Pitney Bowes plan to open a new Operations Centre in Dublin that will house a three-year multi-million euro R&D project focused on developing a next generation e-commerce and payments platform for global brands. The press release says:
“The new Operations Centre will comprise a Client Support Centre and Research & Design Centre, creating approximately 100 new jobs for technical support, customer support and e-commerce R&D professionals in the region over the next few years.
As global commerce continues to grow, the platform being developed at the Research & Design Centre in Dublin will create opportunities for merchants to reach consumers around the world and expand into new markets at speed.

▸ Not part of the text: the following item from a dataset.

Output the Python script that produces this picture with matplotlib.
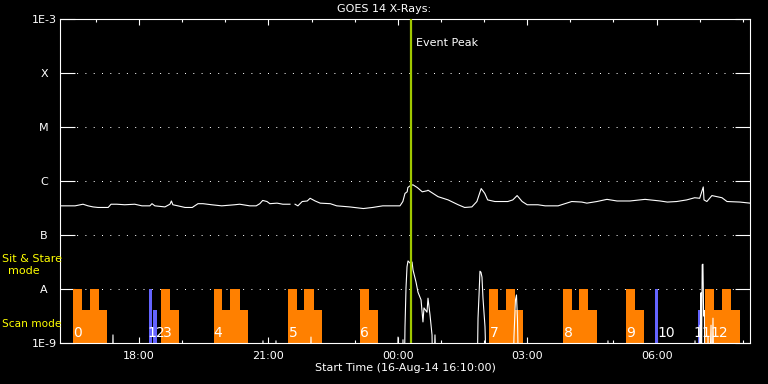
import numpy as np
import matplotlib
matplotlib.use('Agg')
import matplotlib.pyplot as plt
import matplotlib.dates as mdates
import matplotlib.transforms as mtransforms

# ---------------- data ----------------
START = np.datetime64('2014-08-16T16:10')
END = np.datetime64('2014-08-17T08:10')

# GOES long channel: minutes after start, log10 flux (W/m^2)
long_min = [0, 21, 32, 39, 46, 53, 67, 71, 79, 90, 104, 114, 125, 128, 132, 146, 153, 155, 157,
            164, 174, 184, 192, 199, 211, 225, 243, 250, 264, 273, 278, 282, 288, 292, 302, 310,
            320, 323, 327, 331, 337, 344, 348, 355, 362, 376, 385, 403, 422, 435, 449, 463, 473,
            477, 480, 483, 484, 487, 491, 497, 504, 511, 512, 519, 526, 540, 554, 563, 573, 580,
            586, 591, 595, 605, 623, 630, 636, 643, 650, 665, 675, 693, 712, 726, 733, 747, 761,
            775, 793, 814, 835, 845, 858, 872, 883, 890, 895, 896, 900, 907, 914, 921, 928, 946,
            960]
long_log = [-6.46, -6.46, -6.43, -6.46, -6.48, -6.49, -6.49, -6.43, -6.43, -6.44, -6.43, -6.46,
            -6.46, -6.42, -6.46, -6.48, -6.43, -6.37, -6.44, -6.46, -6.49, -6.49, -6.42, -6.42,
            -6.44, -6.46, -6.44, -6.43, -6.46, -6.46, -6.42, -6.36, -6.38, -6.42, -6.41, -6.43,
            -6.43, np.nan, -6.43, -6.46, -6.38, -6.37, -6.32, -6.37, -6.41, -6.42, -6.46, -6.48,
            -6.51, -6.49, -6.46, -6.46, -6.46, -6.38, -6.23, -6.20, -6.12, -6.09, -6.07, -6.12,
            -6.20, -6.18, -6.17, -6.23, -6.29, -6.35, -6.44, -6.49, -6.48, -6.38, -6.14, -6.23,
            -6.35, -6.38, -6.38, -6.35, -6.27, -6.38, -6.44, -6.44, -6.46, -6.46, -6.38, -6.39,
            -6.41, -6.38, -6.34, -6.37, -6.37, -6.34, -6.37, -6.39, -6.38, -6.35, -6.31, -6.32,
            -6.11, -6.35, -6.38, -6.27, -6.29, -6.31, -6.38, -6.39, -6.41]

# lower spiky series: minutes after start, log10 value (-10 = below the axis)
short_min = [0, 72, 73.7, 75.4,
             280.7, 282.4, 284.1,
             298.8, 300.5, 302.2,
             347.5, 349.2, 350.9,
             468.6, 470.3, 472.0,
             475.8, 477.2, 478.6, 480.0, 481.4, 482.8, 484.2, 487.0, 489.8, 491.2, 495.3, 498.1,
             502.3, 505.0, 506.4, 510.6, 512.0, 514.8, 517.6, 519.0, 521.7, 524.5,
             580.0, 581.6, 583.0, 584.3, 585.7, 587.1, 588.5, 591.3, 594.1,
             630.0, 631.6, 633.7, 635.1, 636.5, 638.6,
             760.7, 762.4, 764.1,
             881.8, 883.5, 885.2,
             889.0, 890.4, 891.0, 891.8, 892.5, 893.5, 894.5, 895.5, 896.5, 897.4,
             900.2, 901.6, 903.0, 905.8, 907.0, 908.5, 909.9,
             960]
short_log = [-10, -10, -8.85, -10,
             -10, -8.96, -10,
             -10, -8.96, -10,
             -10, -8.89, -10,
             -10, -8.89, -10,
             -10, -8.94, -10, -8.70, -7.98, -7.59, -7.48, -7.52, -7.50, -7.65, -7.87, -8.06,
             -8.20, -8.61, -8.35, -8.43, -8.17, -8.48, -8.85, -10, -8.85, -10,
             -10, -8.54, -8.11, -7.67, -7.69, -7.78, -8.17, -8.70, -10,
             -10, -8.89, -8.20, -8.11, -8.57, -10,
             -10, -8.96, -10,
             -10, -8.96, -10,
             -10, -8.67, -10, -8.07, -9.5, -7.55, -7.54, -8.5, -8.4, -10,
             -10, -8.89, -10, -8.67, -10, -8.54, -10,
             -10]

# observation blocks
obs_start = ['16:28', '16:41', '16:52', '17:04', '18:14', '18:20', '18:30', '18:43',
             '19:44', '19:56', '20:07', '20:20', '21:27', '21:40', '21:50', '22:03',
             '23:07', '23:20', '02:07', '02:20', '02:30', '02:43', '03:50', '04:02',
             '04:12', '04:25', '05:17', '05:30', '05:58', '06:58', '07:07', '07:20',
             '07:31', '07:44']
obs_end = ['16:41', '16:52', '17:04', '17:16', '18:18', '18:25', '18:43', '18:56',
           '19:56', '20:07', '20:20', '20:31', '21:40', '21:50', '22:03', '22:14',
           '23:20', '23:32', '02:20', '02:30', '02:43', '02:54', '04:02', '04:12',
           '04:25', '04:37', '05:30', '05:42', '06:02', '07:01', '07:20', '07:31',
           '07:44', '07:56']
obs_top = [1e-8, 4.1e-9, 1e-8, 4.1e-9, 1e-8, 4.1e-9, 1e-8, 4.1e-9,
           1e-8, 4.1e-9, 1e-8, 4.1e-9, 1e-8, 4.1e-9, 1e-8, 4.1e-9,
           1e-8, 4.1e-9, 1e-8, 4.1e-9, 1e-8, 4.1e-9, 1e-8, 4.1e-9,
           1e-8, 4.1e-9, 1e-8, 4.1e-9, 1e-8, 4.1e-9, 1e-8, 4.1e-9,
           1e-8, 4.1e-9]
obs_kind = ['o', 'o', 'o', 'o', 'b', 'b', 'o', 'o',
            'o', 'o', 'o', 'o', 'o', 'o', 'o', 'o',
            'o', 'o', 'o', 'o', 'o', 'o', 'o', 'o',
            'o', 'o', 'o', 'o', 'b', 'b', 'o', 'o',
            'o', 'o']

obs_labels = ['0', '1', '2', '3', '4', '5', '6', '7', '8', '9', '10', '11', '12']
obs_label_time = ['16:34', '18:18', '18:29', '18:40', '19:50', '21:34', '23:14',
                  '02:14', '03:57', '05:24', '06:13', '07:04', '07:27']

event_time = '00:19'

ytick_vals = [1e-9, 1e-8, 1e-7, 1e-6, 1e-5, 1e-4, 1e-3]
ytick_labels = ['1E-9', 'A', 'B', 'C', 'M', 'X', '1E-3']
grid_vals = [1e-8, 1e-7, 1e-6, 1e-5, 1e-4]


def hm(s):
    h, m = map(int, s.split(':'))
    day = '2014-08-16' if h >= 16 else '2014-08-17'
    return np.datetime64(f'{day}T{h:02d}:{m:02d}')


def from_min(arr):
    return START + (np.array(arr) * 60).astype('timedelta64[s]')


# ---------------- figure ----------------
plt.rcParams['font.family'] = ['DejaVu Sans']
fig = plt.figure(figsize=(7.68, 3.84), dpi=100, facecolor='black')
ax = fig.add_axes([60 / 768, 41 / 384, 690 / 768, 324 / 384], facecolor='black')

ax.set_yscale('log')
ax.set_ylim(1e-9, 1e-3)
ax.set_xlim(START, END)

# grid dotted lines
for g in grid_vals:
    ax.axhline(g, color='white', lw=0.72, linestyle=(0, (1, 7.3)), zorder=1)

# observation bars
colors = {'o': '#ff8000', 'b': '#6464ff'}
for s, e, top, k in zip(obs_start, obs_end, obs_top, obs_kind):
    x0 = mdates.date2num(hm(s))
    x1 = mdates.date2num(hm(e))
    ax.bar(x0, top - 1e-9, width=x1 - x0, bottom=1e-9, align='edge',
           color=colors[k], linewidth=0, zorder=2)

# labels of observations
trans = mtransforms.blended_transform_factory(ax.transData, ax.transAxes)
for lab, t in zip(obs_labels, obs_label_time):
    ax.text(mdates.date2num(hm(t)), 0.031, lab, transform=trans, color='white',
            fontsize=10, ha='center', va='center', zorder=5)

# curves
ax.plot(from_min(long_min), 10.0 ** np.array(long_log), color='white', lw=0.8, zorder=4)
ax.plot(from_min(short_min), 10.0 ** np.array(short_log), color='white', lw=0.8, zorder=4)

# event peak
ax.axvline(hm(event_time), color='#a0c800', lw=1.6, zorder=6)
ax.text(hm('00:26'), 10 ** -3.44, 'Event Peak', color='white', fontsize=8,
        ha='left', va='center', zorder=6)

# axes styling
for sp in ax.spines.values():
    sp.set_color('white')
    sp.set_linewidth(0.8)

ax.set_yticks(ytick_vals)
ax.set_yticklabels(ytick_labels)
ax.yaxis.set_minor_locator(matplotlib.ticker.NullLocator())
ax.tick_params(axis='y', which='major', direction='in', length=10.8, width=0.8,
               colors='white', labelsize=8, left=True, right=True, pad=11.5)
for lbl in ax.get_yticklabels():
    lbl.set_horizontalalignment('center')

ax.xaxis.set_major_locator(mdates.HourLocator(byhour=[0, 3, 6, 9, 12, 15, 18, 21]))
ax.xaxis.set_minor_locator(mdates.HourLocator())
ax.xaxis.set_major_formatter(mdates.DateFormatter('%H:%M'))
ax.tick_params(axis='x', which='major', direction='in', length=4.5, width=0.8,
               colors='white', labelsize=8, top=True, bottom=True, pad=6)
ax.tick_params(axis='x', which='minor', direction='in', length=2.3, width=0.8,
               colors='white', top=True, bottom=True)

# texts
fig.text(0.5, 1 - 9 / 384, 'GOES 14 X-Rays:', color='white', fontsize=8,
         ha='center', va='center')
fig.text(405 / 768, 1 - 368 / 384, 'Start Time (16-Aug-14 16:10:00)', color='white',
         fontsize=8, ha='center', va='center')
fig.text(2 / 768, 1 - 259 / 384, 'Sit & Stare', color='#ffff00', fontsize=8,
         ha='left', va='center')
fig.text(24 / 768, 1 - 271 / 384, 'mode', color='#ffff00', fontsize=8,
         ha='center', va='center')
fig.text(2 / 768, 1 - 324 / 384, 'Scan mode', color='#ffff00', fontsize=7.6,
         ha='left', va='center')

fig.savefig('out.png', dpi=100, facecolor='black')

This has the potential to be very interesting – Pitney Bowes already power eBay’s GSP. GSP allows retailers to ship to a depot in their home country and Pitney Bowes then take over the shipment and responsibility of shipping to the international customer and paying customs duties so that the item arrives to the end customer duty paid.
What Pitney Bowes don’t currently do is handle the actual payments, on eBay the end customer will pay with PayPal and this will include the element for the product and UK shipping (which goes to the retailer) and the international shipping cost and customs duties (which go to Pitney Bowes).
The press release sounds very much like Pitney Bowes think that they’re on to a good thing with eBay GSP and plan to roll it out to retailers in general with a payments platform bolted on. It may even grow to become a fully fledged marketplace or hosted website platform where you list in your home country and Pitney Bowes make your products available to buyers around the world.